Exercise description:
The required output is the block of lines from the line with "Convert this diagram to TikZ code." to the line with "width=61pt,minimum height=40pt,text width=33pt]", endpoints included and pictures omitted.

==========

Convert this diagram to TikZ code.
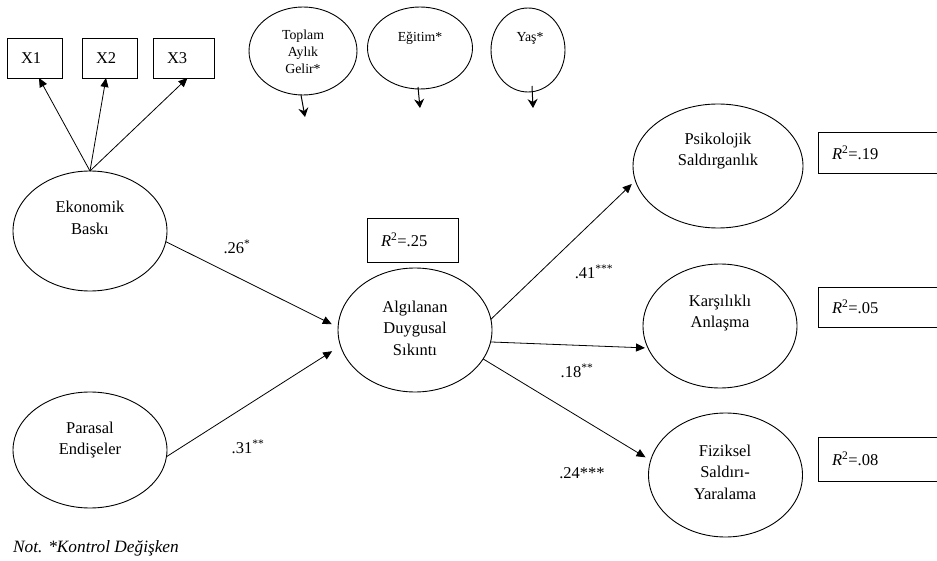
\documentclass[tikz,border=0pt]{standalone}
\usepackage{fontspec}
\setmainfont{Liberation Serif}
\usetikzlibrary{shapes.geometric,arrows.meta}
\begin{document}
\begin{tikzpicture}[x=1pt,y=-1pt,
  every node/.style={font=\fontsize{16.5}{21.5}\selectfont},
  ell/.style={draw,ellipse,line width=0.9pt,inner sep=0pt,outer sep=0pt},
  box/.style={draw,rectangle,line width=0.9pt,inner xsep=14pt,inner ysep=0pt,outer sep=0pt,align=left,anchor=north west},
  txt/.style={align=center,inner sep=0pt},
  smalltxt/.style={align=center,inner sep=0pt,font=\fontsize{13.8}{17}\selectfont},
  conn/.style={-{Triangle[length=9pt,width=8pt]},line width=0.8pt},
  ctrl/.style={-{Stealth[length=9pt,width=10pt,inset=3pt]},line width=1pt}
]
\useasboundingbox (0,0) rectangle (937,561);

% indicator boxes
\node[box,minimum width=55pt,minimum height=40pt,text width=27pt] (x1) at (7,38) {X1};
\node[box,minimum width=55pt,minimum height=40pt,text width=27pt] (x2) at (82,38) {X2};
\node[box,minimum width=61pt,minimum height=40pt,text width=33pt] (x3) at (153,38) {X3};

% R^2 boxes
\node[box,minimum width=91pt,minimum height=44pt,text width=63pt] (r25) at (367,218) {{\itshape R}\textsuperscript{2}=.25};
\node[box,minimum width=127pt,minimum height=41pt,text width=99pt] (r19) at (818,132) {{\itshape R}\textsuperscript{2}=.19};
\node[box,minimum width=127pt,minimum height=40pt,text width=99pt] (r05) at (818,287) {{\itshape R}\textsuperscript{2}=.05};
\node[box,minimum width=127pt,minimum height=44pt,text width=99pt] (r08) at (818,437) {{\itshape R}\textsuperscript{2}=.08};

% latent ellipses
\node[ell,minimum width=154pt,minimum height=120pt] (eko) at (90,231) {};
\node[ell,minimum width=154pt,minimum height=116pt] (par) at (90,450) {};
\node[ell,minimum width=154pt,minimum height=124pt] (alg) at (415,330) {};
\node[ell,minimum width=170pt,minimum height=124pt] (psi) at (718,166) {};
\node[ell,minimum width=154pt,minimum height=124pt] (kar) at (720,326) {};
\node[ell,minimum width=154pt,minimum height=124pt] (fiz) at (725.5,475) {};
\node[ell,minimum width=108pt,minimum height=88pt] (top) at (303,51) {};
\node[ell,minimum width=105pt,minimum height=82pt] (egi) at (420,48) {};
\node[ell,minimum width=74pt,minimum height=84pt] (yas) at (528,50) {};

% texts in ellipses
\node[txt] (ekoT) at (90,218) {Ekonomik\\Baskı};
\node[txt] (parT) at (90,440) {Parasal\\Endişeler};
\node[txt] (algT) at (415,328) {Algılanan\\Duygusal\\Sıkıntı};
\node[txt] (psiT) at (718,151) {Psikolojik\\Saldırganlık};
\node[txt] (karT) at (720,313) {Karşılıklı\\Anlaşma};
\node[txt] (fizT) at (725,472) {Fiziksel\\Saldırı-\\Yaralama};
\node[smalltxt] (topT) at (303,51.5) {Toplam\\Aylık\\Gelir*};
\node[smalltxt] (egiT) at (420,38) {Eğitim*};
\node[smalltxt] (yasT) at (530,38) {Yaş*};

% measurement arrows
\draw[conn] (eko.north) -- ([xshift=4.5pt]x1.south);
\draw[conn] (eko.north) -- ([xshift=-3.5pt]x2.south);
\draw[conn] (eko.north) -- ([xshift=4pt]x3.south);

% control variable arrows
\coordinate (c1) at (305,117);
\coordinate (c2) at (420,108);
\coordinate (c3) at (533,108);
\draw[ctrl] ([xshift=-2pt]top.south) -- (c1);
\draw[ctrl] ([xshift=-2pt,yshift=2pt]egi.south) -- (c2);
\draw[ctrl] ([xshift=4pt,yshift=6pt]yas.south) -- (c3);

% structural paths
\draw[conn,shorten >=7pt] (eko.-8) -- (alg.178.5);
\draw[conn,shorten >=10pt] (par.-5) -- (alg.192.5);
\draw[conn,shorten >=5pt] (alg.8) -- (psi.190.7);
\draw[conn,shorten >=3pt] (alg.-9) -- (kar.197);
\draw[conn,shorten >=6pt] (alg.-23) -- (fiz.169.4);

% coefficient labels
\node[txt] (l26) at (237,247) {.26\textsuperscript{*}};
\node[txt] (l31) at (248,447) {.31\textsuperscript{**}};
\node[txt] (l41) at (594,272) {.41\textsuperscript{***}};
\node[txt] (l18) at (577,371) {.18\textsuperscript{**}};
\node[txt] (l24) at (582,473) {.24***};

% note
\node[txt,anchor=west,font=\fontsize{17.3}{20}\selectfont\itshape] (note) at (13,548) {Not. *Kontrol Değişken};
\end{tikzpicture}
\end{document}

==========

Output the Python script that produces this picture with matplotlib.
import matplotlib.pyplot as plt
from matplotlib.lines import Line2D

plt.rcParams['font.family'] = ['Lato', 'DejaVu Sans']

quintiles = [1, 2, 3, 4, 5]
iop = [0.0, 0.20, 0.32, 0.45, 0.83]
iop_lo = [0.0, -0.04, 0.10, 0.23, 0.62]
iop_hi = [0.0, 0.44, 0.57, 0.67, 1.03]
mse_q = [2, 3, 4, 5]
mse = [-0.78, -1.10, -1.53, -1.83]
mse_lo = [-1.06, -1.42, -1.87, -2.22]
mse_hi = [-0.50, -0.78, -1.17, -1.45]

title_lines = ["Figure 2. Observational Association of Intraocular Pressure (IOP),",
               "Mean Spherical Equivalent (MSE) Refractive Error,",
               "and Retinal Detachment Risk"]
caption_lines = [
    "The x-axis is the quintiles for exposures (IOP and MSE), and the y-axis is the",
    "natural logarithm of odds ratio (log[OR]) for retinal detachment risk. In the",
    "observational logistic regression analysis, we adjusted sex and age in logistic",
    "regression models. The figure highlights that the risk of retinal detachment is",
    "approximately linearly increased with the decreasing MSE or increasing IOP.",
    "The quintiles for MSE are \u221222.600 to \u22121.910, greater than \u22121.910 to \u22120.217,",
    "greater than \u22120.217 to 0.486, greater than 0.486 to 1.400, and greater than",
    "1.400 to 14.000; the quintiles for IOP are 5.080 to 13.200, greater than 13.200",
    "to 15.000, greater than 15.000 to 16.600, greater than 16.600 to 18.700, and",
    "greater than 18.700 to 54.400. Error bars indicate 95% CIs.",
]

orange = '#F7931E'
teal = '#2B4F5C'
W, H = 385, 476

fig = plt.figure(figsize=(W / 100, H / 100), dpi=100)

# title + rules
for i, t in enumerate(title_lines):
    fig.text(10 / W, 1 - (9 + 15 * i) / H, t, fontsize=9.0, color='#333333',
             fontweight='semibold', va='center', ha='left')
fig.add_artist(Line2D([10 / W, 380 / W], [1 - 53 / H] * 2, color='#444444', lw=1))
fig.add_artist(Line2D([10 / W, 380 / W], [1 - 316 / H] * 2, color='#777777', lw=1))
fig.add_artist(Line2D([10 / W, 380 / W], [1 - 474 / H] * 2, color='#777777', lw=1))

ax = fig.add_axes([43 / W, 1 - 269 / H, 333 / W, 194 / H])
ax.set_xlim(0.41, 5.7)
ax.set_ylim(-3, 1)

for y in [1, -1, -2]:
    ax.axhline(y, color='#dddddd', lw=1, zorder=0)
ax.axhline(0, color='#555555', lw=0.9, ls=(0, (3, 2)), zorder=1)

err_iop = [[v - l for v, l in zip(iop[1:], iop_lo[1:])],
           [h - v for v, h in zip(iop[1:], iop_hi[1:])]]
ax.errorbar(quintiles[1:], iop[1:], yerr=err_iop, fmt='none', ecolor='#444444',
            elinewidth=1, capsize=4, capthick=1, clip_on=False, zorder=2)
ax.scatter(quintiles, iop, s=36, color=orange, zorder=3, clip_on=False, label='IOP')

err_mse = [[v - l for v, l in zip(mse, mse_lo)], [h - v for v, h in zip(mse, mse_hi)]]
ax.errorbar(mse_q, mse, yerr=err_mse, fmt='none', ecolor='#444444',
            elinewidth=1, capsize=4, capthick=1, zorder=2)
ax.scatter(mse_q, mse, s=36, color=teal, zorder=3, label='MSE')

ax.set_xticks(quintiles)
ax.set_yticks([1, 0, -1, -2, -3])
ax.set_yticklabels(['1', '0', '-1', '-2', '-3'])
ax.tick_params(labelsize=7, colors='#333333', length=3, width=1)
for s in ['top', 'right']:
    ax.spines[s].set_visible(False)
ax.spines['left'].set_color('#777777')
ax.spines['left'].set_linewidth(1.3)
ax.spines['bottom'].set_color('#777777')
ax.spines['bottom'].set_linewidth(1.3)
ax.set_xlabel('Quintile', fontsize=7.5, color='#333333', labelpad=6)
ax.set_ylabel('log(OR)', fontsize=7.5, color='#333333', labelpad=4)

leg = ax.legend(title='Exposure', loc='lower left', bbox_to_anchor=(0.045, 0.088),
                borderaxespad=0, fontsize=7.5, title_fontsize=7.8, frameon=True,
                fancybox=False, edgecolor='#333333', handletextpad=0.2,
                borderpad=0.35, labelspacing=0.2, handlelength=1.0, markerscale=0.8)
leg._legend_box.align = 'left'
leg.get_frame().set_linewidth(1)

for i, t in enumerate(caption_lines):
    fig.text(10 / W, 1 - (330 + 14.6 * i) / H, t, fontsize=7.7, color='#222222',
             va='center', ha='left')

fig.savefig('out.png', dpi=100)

==========

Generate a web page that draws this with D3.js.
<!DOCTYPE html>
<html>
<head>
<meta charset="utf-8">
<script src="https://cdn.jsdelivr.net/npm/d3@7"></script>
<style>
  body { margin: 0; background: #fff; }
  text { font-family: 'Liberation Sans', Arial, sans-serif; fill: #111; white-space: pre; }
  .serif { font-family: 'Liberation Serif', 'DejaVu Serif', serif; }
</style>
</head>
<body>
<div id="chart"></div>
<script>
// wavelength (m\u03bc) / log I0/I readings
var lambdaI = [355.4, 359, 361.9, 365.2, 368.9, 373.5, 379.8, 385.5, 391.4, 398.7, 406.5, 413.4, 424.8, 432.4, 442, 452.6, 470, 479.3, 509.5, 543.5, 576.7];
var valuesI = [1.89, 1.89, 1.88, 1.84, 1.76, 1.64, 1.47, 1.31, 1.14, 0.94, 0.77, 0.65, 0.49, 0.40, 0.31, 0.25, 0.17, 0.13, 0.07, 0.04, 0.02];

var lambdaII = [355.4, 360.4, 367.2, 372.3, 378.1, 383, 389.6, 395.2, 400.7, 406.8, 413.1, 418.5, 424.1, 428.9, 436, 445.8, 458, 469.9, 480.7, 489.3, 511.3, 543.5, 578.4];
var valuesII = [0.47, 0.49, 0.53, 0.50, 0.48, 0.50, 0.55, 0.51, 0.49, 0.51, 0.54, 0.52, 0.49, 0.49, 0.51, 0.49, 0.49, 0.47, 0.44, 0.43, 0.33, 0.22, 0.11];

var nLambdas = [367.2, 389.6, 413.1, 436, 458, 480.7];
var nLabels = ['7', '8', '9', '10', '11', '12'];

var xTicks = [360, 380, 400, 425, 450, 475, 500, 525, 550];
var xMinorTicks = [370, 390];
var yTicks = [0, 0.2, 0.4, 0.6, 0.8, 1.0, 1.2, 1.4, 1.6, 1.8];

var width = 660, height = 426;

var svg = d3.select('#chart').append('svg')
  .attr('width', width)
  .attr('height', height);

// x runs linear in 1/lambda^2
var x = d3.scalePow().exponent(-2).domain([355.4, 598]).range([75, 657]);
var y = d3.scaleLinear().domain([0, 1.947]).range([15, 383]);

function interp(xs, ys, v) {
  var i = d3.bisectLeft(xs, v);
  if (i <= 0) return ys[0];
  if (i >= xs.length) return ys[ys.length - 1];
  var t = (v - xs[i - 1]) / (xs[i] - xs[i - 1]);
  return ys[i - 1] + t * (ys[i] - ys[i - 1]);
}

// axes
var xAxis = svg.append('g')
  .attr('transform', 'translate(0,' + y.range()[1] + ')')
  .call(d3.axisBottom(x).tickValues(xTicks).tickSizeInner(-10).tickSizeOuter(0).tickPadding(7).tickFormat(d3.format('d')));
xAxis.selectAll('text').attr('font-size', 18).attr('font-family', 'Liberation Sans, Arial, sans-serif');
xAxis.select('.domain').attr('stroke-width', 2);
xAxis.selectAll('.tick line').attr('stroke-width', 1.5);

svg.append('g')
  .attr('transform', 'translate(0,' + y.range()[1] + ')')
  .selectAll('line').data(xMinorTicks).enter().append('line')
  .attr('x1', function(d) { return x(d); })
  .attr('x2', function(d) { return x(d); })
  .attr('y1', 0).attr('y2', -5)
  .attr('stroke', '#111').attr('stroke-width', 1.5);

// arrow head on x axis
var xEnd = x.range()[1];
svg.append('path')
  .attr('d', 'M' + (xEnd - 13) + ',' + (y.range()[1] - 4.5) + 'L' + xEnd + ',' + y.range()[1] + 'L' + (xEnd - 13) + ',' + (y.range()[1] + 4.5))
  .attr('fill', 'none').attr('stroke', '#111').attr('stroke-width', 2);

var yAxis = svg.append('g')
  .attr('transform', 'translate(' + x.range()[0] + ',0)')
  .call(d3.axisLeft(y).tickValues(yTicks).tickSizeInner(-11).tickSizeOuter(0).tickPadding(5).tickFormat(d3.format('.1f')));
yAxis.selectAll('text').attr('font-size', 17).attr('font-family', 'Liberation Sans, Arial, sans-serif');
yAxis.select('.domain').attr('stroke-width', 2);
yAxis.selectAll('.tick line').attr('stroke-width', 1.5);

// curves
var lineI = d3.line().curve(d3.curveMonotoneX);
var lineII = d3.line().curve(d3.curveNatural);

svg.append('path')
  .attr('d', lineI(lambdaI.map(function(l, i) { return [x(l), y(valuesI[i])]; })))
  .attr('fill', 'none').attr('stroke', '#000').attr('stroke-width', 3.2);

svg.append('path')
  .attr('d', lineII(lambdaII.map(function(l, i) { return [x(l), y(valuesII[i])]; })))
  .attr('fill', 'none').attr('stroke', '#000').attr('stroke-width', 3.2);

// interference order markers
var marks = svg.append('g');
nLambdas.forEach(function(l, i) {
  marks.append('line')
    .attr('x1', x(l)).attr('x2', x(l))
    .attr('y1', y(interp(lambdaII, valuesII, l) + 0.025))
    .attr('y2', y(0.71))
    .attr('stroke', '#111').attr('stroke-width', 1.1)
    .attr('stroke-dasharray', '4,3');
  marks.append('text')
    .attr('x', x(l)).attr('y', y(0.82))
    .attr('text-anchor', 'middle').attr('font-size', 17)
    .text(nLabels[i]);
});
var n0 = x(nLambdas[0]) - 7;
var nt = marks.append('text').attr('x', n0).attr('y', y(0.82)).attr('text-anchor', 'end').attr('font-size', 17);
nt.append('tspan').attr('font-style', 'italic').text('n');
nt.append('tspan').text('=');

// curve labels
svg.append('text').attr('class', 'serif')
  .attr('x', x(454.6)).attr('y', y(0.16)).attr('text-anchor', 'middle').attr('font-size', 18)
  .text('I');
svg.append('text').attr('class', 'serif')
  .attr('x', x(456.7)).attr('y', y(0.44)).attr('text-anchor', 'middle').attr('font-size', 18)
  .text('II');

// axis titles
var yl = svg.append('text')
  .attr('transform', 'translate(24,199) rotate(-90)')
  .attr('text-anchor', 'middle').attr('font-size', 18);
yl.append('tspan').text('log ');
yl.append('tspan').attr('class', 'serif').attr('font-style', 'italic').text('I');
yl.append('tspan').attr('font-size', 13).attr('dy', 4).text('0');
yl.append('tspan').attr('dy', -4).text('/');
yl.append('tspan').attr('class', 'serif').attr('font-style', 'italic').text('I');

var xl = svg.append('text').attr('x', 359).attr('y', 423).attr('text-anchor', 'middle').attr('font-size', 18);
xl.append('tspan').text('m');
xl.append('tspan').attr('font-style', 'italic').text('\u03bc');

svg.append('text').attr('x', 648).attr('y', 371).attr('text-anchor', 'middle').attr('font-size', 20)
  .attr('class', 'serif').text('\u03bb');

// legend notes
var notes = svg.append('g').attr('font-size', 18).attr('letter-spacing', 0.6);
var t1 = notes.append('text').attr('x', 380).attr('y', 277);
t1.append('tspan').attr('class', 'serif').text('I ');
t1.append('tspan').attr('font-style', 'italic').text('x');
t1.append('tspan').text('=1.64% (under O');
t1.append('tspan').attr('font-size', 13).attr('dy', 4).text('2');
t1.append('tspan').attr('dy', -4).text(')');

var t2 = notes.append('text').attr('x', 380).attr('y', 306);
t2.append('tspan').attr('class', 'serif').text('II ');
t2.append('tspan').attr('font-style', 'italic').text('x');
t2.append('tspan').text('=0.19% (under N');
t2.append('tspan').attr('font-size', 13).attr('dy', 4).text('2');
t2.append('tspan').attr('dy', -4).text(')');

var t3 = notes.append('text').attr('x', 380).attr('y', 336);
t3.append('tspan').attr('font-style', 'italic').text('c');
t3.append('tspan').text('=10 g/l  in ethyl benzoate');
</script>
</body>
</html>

==========

Exercise output:
Convert this diagram to TikZ code.
\documentclass[tikz,border=0pt]{standalone}
\usepackage{fontspec}
\setmainfont{Liberation Serif}
\usetikzlibrary{shapes.geometric,arrows.meta}
\begin{document}
\begin{tikzpicture}[x=1pt,y=-1pt,
  every node/.style={font=\fontsize{16.5}{21.5}\selectfont},
  ell/.style={draw,ellipse,line width=0.9pt,inner sep=0pt,outer sep=0pt},
  box/.style={draw,rectangle,line width=0.9pt,inner xsep=14pt,inner ysep=0pt,outer sep=0pt,align=left,anchor=north west},
  txt/.style={align=center,inner sep=0pt},
  smalltxt/.style={align=center,inner sep=0pt,font=\fontsize{13.8}{17}\selectfont},
  conn/.style={-{Triangle[length=9pt,width=8pt]},line width=0.8pt},
  ctrl/.style={-{Stealth[length=9pt,width=10pt,inset=3pt]},line width=1pt}
]
\useasboundingbox (0,0) rectangle (937,561);

% indicator boxes
\node[box,minimum width=55pt,minimum height=40pt,text width=27pt] (x1) at (7,38) {X1};
\node[box,minimum width=55pt,minimum height=40pt,text width=27pt] (x2) at (82,38) {X2};
\node[box,minimum width=61pt,minimum height=40pt,text width=33pt] (x3) at (153,38) {X3};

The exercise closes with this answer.